Alphabet (GOOGL.US) Faces Another EU Antitrust Probe Over Alleged AI Market Abuse

Stock News12-09

The European Union has launched an antitrust investigation into Alphabet (GOOGL.US), expressing concerns that the tech giant may be leveraging its proprietary artificial intelligence (AI) tools to suppress competitors and abuse its market dominance.

In a Tuesday statement, the European Commission announced it would examine whether Alphabet imposed unfair terms on content creators or granted its AI models exclusive advantages over rivals, potentially distorting market competition. Additionally, EU regulators will scrutinize the extent to which Alphabet's AI Overview and content generation models source material from online publishers and whether fair compensation was provided.

EU antitrust chief Teresa Ribera emphasized during a Brussels speech: "This investigation sends a clear signal of our commitment to protecting online media and content creators while ensuring fair competition in the emerging AI market."

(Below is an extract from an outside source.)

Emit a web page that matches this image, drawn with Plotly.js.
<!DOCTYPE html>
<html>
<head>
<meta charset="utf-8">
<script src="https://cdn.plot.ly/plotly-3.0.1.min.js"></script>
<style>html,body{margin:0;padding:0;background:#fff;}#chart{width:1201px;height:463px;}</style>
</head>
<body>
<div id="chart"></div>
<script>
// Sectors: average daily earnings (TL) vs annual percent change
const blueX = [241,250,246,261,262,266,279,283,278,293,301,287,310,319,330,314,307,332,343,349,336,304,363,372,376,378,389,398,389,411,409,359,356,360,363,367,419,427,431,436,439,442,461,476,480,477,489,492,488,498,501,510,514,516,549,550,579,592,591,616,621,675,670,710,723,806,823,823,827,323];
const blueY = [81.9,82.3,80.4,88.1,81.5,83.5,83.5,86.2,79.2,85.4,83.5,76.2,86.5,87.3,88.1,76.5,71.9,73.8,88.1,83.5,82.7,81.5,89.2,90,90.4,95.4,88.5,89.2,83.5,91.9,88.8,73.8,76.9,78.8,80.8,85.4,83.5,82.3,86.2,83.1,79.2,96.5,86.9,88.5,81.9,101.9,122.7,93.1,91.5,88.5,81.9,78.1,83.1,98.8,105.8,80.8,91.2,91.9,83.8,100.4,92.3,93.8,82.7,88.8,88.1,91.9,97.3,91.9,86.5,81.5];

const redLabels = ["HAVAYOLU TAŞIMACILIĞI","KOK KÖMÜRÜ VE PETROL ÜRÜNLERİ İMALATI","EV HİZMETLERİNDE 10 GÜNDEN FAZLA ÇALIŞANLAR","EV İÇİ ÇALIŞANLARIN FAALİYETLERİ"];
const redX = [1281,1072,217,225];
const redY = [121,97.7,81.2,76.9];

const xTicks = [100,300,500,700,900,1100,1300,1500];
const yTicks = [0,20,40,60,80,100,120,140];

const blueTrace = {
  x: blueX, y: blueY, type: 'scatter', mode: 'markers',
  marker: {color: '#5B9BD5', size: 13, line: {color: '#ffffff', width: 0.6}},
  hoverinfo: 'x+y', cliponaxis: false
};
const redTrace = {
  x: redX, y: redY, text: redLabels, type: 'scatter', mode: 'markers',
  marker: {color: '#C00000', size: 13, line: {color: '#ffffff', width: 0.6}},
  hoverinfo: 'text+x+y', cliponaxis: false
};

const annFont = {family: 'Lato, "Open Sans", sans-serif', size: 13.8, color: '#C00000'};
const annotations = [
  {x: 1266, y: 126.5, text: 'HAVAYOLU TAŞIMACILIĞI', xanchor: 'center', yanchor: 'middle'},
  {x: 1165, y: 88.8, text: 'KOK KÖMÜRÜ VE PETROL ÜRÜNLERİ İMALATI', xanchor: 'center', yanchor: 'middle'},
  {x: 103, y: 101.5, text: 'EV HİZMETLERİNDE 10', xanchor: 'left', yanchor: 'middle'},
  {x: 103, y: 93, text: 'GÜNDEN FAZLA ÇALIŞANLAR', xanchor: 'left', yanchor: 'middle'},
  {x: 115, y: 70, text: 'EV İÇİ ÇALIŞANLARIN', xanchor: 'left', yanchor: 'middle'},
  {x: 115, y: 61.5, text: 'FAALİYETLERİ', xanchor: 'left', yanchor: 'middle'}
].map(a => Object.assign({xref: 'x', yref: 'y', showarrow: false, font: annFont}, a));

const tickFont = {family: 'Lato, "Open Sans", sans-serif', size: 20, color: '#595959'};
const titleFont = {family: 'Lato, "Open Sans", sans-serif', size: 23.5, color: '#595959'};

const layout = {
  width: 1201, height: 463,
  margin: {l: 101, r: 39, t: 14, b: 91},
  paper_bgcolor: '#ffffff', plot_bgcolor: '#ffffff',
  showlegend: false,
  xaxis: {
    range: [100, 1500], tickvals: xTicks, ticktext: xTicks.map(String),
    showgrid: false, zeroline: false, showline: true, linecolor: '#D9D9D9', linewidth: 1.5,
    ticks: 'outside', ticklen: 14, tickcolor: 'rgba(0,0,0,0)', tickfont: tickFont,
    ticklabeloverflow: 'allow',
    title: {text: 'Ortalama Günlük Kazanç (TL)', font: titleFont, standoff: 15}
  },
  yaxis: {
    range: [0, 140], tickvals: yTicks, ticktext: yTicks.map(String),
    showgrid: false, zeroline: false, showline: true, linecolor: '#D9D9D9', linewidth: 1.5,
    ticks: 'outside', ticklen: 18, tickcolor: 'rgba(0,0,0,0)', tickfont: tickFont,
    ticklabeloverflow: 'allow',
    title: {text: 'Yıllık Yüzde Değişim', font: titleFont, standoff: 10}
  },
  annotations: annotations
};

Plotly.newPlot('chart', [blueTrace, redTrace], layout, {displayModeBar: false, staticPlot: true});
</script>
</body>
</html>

This probe follows closely after the EU imposed a €3 billion (approximately $3.5 billion) fine on Alphabet in September for favoring its own advertising technology services over competitors. The penalty drew sharp criticism from former U.S. President Donald Trump, who called it "discriminatory." The Trump administration had previously expressed concerns about the EU's series of hefty fines against major tech firms, including cumulative penalties exceeding €9.5 billion against Alphabet and a separate €13 billion tax ruling against Apple (AAPL.US).

Alphabet has faced multiple EU antitrust actions, accumulating billions in fines, including €4.13 billion for Android-related monopolistic practices and €2.42 billion for suppressing shopping search competitors. While a €1.49 billion AdSense service fine from 2024 was overturned last year, the company now faces additional scrutiny under the EU's Digital Markets Act, which took effect in 2023 to regulate global tech platforms.

Under traditional EU antitrust rules, regulators can order companies to halt questionable practices, though firms may appeal to the Luxembourg court. Violations can theoretically result in fines up to 10% of global annual revenue, though maximum penalties are rarely imposed, especially for short-term infractions.

Alphabet must now submit compliance proposals to address regulatory concerns. As of press time, the company has not responded to requests for comment.